One of the things that happened pretty soon there after the insurrection was the development of capital, hashtag capital C's religion, you know, Peter Manso from the Smithsonian really sort of kicked it off.
But many of us, including you, have kind of been.
Tracking it, adding to it, trying to build an archive of images, and it is striking, and I've been looking at these images for a writing project I'm doing, but it is striking to go back to that day and to see, and it really backs up everything you're saying, that when you go back to the images of that day and say, hey, was religion really a part of this?
Was religion a weird add-on to the militias and the Proud Boys and the guys in camo?
And it really feels like it's not.
And I'm just wondering, you know, I know that you've been talking about this, lecturing about it.
We have images of people carrying the Jesus is my savior, Trump is my president.
We have people walking in the mob, you know, with a Jesus saves sign.
We have folks with a cross bowing before it, genuflecting in some sense.
I'm just wondering, as you return to those images a year later, Given some distance, given some time, what sticks out to you now?
How do those resonate?
How do those ring in your mind?
Those images ring to me of people who came to believe that not only was Trump a salvific figure for the country, but to them personally as well, and that they were on a shared journey of fighting against
Satanic forces or the deep state or You know the George Soros or whatever the particular bogeyman was and even if the the country's top mega church pastors were not involved in Blessing the insurrection or even being there the fact that
This kind, this form of Christianity or this politicization of Christianity so permeates evangelicalism so that, you know, anybody in the pews or even not necessarily in the pews, but listening to the radio or watching TV or watching social media got swept up in this idea of Trump as a messianic figure against the forces of evil, which included the Democratic Party and the supposed deep state.

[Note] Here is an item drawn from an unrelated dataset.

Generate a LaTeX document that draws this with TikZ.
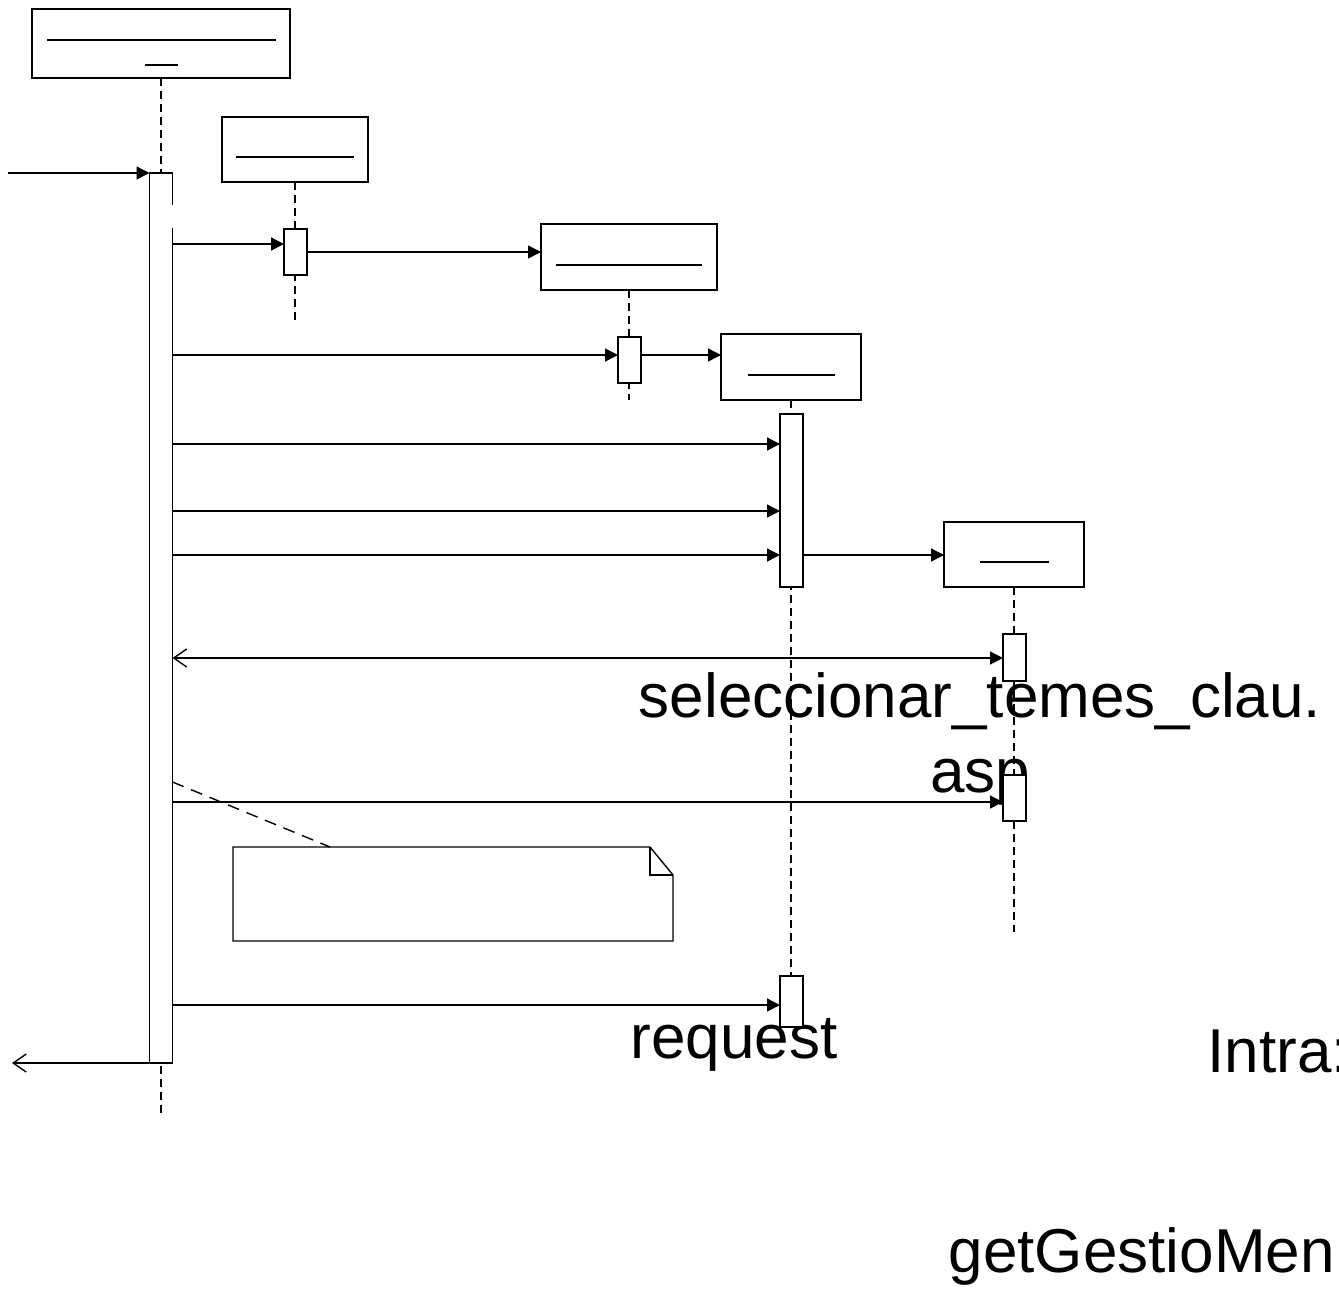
\documentclass[tikz,border=0pt]{standalone}
\usepackage{fontspec}
\setmainfont{Liberation Sans}
\usetikzlibrary{arrows.meta}
\tikzset{
  objbox/.style={draw,fill=white,minimum width=#1,minimum height=66pt,inner sep=0pt,outer sep=0pt},
  actbar/.style={draw,fill=white,minimum width=23pt,minimum height=#1,inner sep=0pt,outer sep=0pt},
  lifeline/.style={dash pattern=on 8pt off 5pt},
  msg/.style={-{Triangle[length=13pt,width=13pt]}},
  ret/.style={-{Straight Barb[length=13pt,width=18pt]}},
  lbl/.style={font=\fontsize{62}{75}\selectfont,inner sep=0pt}
}
\begin{document}
\begin{tikzpicture}[x=1pt,y=-1pt,line width=1.4pt]
  \useasboundingbox (0,0) rectangle (1339,1291);
  \clip (0,0) rectangle (1339,1291);
  % objects
  \node[objbox=258pt,minimum height=69pt] (objA) at (161,43.5) {};
  \draw (47,40) -- (276,40); \draw (145,65) -- (178,65);
  \node[objbox=146pt,minimum height=65pt] (objB) at (295,149.5) {};
  \draw (236,157) -- (354,157);
  \node[objbox=176pt] (objC) at (629,257) {};
  \draw (556,265) -- (702,265);
  \node[objbox=140pt] (objD) at (791,367) {};
  \draw (748,375) -- (835,375);
  \node[objbox=140pt,minimum height=65pt] (objE) at (1014,554.5) {};
  \draw (980,562) -- (1049,562);
  % lifelines
  \coordinate (endA) at (161,1115);
  \coordinate (endB) at (295,322);
  \coordinate (endC) at (629,400);
  \coordinate (endD) at (791,1027);
  \coordinate (endE) at (1014,932);
  \foreach \o/\e in {objA/endA,objB/endB,objC/endC,objD/endD,objE/endE}
    \draw[lifeline] (\o) -- (\e);
  % labels
  \node[lbl,anchor=base,align=center] (lblSel) at (980,792) {seleccionar\_temes\_clau.\\asp};
  \node[lbl,anchor=base] (lblReq) at (734,1058) {request};
  \node[lbl,anchor=base west] (lblIntra) at (1207,1072) {Intra:};
  \node[lbl,anchor=base west] (lblGet) at (948,1272) {getGestioMen};
  % activations
  \node[actbar=890pt] (actA) at (161,618) {};
  \draw[white,line width=2pt] (173,205) -- (173,228);
  \node[actbar=46pt] (actB) at (295.5,252) {};
  \node[actbar=46pt] (actC) at (629.5,360) {};
  \node[actbar=173pt] (actD1) at (791.5,500.5) {};
  \node[actbar=51pt] (actD2) at (791.5,1001.5) {};
  \node[actbar=47pt] (actE1) at (1014.5,657.5) {};
  \node[actbar=46pt] (actE2) at (1014.5,798) {};
  % messages
  \coordinate (inA) at (8,173);
  \coordinate (outA) at (12,1063);
  \draw[msg] (inA) -- (actA.north west);
  \draw[msg] (actA.east |- 0,244) -- (actB.west |- 0,244);
  \draw[msg] (actB.east |- 0,252) -- (objC.west |- 0,252);
  \draw[msg] (actA.east |- 0,355) -- (actC.west |- 0,355);
  \draw[msg] (actC.east |- 0,355) -- (objD.west |- 0,355);
  \foreach \y in {444,511,555}
    \draw[msg] (actA.east |- 0,\y) -- (actD1.west |- 0,\y);
  \draw[msg] (actD1.east |- 0,555) -- (objE.west |- 0,555);
  \draw[{Straight Barb[length=13pt,width=18pt]}-{Triangle[length=13pt,width=13pt]}]
    (actA.east |- 0,658) -- (actE1.west |- 0,658);
  \draw[msg] (actA.east |- 0,802) -- (actE2.west |- 0,802);
  \draw[msg] (actA.east |- 0,1005) -- (actD2.west |- 0,1005);
  \draw[ret] (actA.south west) -- (outA);
  % note
  \node[minimum width=440pt,minimum height=94pt,inner sep=0pt,outer sep=0pt] (note) at (453,894) {};
  \draw (note.south west) -- (note.north west) -- ([xshift=-23pt]note.north east)
    -- ([yshift=-28pt]note.north east) -- (note.south east) -- cycle;
  \draw ([xshift=-23pt]note.north east) -- ([xshift=-23pt,yshift=-28pt]note.north east)
    -- ([yshift=-28pt]note.north east);
  \draw[dash pattern=on 12pt off 8pt] (actA.east |- 0,782) -- (note.north west -| 330,0);
\end{tikzpicture}
\end{document}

And that they had an almost religious duty to save the country on his behalf.
And you could talk forever about, you know, well, there's only a handful of pastors across the country who were at the insurrection or overtly told their followers to go to the insurrection.
And that's true.
But many, many more perpetuated conspiracy theories about any number of things, including all of the conspiracy theories that sort of surround Trump, the deep state, the QAnon conspiracy theories, um, and the big lie, most importantly.
And so even, even religious figures who, said afterwards that the insurrection was terrible and they denounced the violence and so on and so forth, nonetheless would say things like, well, I think that Joe Biden is the legitimate president, but Trump is entitled to his opinion about this.
This is something that Robert Jeffress, who you're probably familiar with, First Baptist pastor and very close to Trump, said in late January of 2021.
Um, so they kind of try to cut it both ways.
I believe that Joe Biden is a legitimate president.
But, you know, Trump, Trump really believes that the election was stolen.
He's entitled to believe that if he wants to.
And, you know, Jeffress had Trump come speak at his Christmas service in late December.
And so, you know, these These events and these disagreements haven't severed those kinds of relationships, and that's a very important thing to keep in mind, even as somebody like Jeffress condemned the violence at the Capitol.